## OBJECTIVE
Extract all lines containing "Output".

## DATASET RECORDS
▶

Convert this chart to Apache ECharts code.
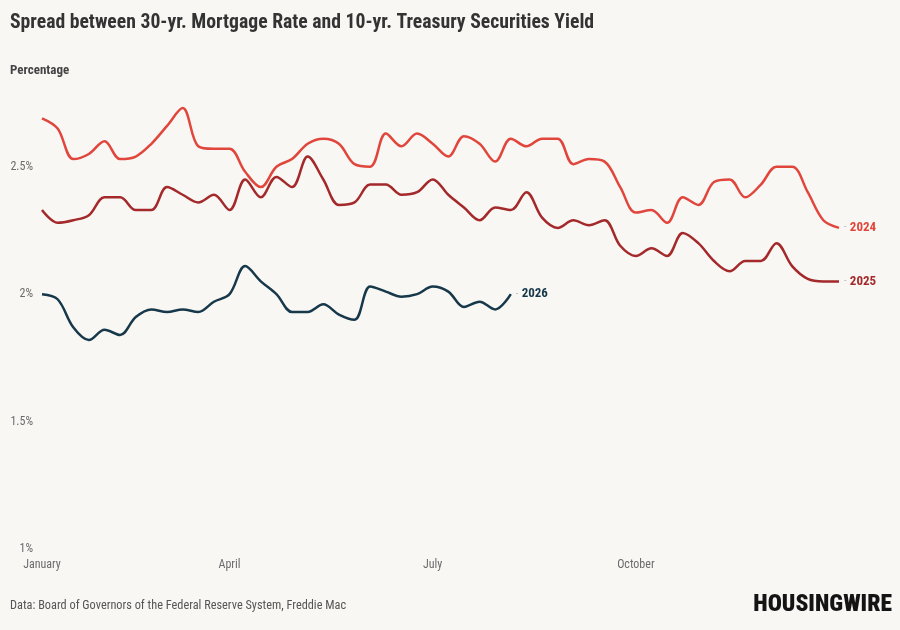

◀
▶

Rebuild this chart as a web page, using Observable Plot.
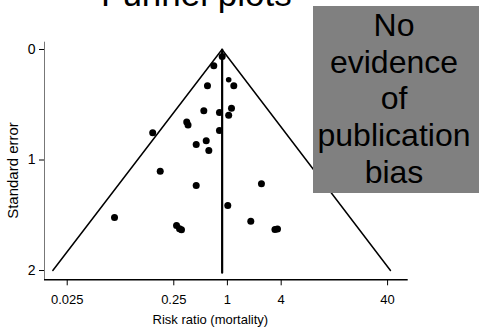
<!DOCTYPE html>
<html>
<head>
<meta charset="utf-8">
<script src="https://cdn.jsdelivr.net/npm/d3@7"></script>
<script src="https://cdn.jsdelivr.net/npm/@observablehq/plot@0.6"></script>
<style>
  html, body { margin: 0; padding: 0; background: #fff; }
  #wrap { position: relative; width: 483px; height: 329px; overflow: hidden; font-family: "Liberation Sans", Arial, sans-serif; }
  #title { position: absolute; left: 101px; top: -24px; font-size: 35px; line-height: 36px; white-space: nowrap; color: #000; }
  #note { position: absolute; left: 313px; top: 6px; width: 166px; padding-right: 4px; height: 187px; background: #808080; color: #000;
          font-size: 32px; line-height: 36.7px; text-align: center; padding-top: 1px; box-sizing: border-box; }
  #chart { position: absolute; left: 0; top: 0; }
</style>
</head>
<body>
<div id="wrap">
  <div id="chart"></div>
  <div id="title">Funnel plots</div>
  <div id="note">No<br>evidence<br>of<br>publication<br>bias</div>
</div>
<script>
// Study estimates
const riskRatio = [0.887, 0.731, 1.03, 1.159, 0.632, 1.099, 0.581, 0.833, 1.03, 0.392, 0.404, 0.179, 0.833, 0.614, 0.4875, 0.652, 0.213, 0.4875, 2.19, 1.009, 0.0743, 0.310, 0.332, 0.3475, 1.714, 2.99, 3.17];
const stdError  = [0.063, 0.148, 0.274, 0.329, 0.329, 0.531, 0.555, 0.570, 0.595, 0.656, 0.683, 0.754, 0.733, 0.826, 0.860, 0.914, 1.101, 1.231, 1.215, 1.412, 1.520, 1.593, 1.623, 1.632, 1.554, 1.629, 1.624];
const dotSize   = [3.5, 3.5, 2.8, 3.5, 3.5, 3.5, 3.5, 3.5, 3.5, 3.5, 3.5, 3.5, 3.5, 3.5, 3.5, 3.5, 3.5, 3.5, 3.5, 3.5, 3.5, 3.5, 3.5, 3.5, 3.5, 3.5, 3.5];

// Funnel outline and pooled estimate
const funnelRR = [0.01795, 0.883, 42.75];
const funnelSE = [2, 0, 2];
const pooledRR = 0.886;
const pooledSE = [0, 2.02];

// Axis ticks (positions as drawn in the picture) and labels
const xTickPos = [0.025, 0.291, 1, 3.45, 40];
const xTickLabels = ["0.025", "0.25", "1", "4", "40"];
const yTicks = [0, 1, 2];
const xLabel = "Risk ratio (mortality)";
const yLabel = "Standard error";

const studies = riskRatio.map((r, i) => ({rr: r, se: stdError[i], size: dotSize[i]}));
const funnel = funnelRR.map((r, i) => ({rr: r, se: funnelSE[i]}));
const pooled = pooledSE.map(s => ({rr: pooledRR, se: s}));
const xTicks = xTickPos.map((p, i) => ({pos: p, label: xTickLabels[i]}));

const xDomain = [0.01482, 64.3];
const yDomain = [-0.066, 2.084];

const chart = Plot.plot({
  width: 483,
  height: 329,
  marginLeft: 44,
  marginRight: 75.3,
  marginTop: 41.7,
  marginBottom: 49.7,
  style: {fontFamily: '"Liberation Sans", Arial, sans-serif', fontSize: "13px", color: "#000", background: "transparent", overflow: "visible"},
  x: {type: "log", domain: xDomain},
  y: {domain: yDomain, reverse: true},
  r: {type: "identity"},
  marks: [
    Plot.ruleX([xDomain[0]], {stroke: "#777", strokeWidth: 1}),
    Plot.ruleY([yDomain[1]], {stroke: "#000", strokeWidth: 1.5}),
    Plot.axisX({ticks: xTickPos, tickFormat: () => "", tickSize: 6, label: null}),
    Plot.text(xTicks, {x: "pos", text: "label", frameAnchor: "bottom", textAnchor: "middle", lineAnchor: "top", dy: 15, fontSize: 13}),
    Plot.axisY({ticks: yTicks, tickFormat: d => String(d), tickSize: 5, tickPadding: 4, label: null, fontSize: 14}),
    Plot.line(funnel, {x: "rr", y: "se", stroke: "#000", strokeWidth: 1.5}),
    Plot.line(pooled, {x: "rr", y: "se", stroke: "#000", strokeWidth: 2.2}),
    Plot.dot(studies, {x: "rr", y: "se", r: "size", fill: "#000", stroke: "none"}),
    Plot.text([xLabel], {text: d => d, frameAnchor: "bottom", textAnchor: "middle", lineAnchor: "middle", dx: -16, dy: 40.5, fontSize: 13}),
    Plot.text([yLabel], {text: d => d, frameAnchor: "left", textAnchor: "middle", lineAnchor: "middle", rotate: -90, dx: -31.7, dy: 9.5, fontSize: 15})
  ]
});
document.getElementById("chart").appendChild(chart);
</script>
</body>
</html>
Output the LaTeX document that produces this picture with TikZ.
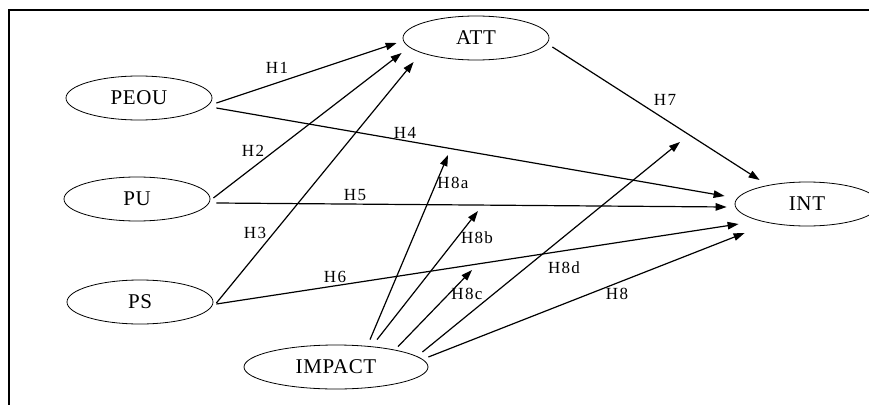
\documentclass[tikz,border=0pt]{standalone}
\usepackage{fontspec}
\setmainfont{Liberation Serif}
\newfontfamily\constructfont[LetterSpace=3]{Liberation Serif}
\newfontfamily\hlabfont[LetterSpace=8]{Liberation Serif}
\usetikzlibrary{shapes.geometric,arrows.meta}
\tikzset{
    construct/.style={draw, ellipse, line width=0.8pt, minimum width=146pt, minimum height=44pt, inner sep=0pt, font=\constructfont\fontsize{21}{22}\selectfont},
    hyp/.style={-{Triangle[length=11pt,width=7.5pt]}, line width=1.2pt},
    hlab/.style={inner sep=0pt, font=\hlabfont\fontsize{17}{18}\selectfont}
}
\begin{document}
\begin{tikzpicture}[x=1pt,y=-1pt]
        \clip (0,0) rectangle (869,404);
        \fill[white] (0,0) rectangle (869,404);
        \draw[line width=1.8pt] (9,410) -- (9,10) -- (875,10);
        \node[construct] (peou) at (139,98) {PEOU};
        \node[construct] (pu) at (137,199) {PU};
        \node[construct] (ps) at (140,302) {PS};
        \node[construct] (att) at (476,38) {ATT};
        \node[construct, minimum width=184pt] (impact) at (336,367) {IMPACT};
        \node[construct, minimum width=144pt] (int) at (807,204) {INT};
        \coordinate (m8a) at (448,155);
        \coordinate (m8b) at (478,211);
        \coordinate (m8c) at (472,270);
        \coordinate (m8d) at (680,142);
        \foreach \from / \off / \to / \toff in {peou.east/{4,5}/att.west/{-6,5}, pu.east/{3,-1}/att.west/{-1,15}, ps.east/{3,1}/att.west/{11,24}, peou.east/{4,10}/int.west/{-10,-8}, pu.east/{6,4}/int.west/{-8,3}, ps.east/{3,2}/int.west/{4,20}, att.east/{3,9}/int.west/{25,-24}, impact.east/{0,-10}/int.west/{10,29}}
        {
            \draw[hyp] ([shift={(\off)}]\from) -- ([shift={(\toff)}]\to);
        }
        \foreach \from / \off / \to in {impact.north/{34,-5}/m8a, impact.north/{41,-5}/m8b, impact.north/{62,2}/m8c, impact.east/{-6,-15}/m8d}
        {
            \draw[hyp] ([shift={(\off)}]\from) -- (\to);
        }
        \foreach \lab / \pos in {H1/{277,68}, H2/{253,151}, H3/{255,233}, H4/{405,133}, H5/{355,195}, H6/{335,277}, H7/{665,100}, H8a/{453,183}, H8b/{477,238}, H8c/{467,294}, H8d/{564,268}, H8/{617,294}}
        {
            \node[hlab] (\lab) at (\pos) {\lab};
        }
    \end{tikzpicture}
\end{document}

◀
▶

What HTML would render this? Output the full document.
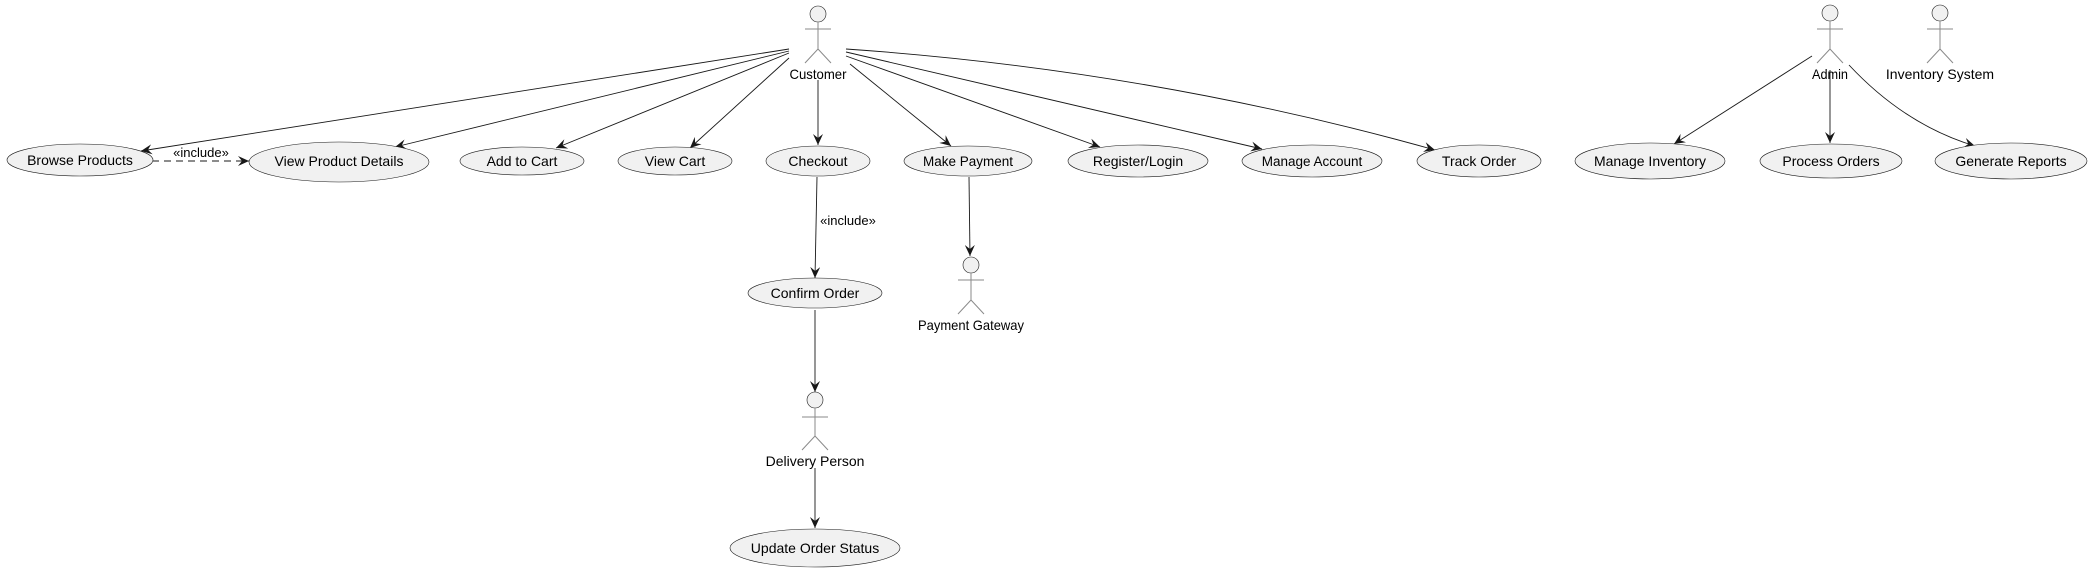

◀

## EXERCISE RESULT
Output the LaTeX document that produces this picture with TikZ.
What HTML would render this? Output the full document.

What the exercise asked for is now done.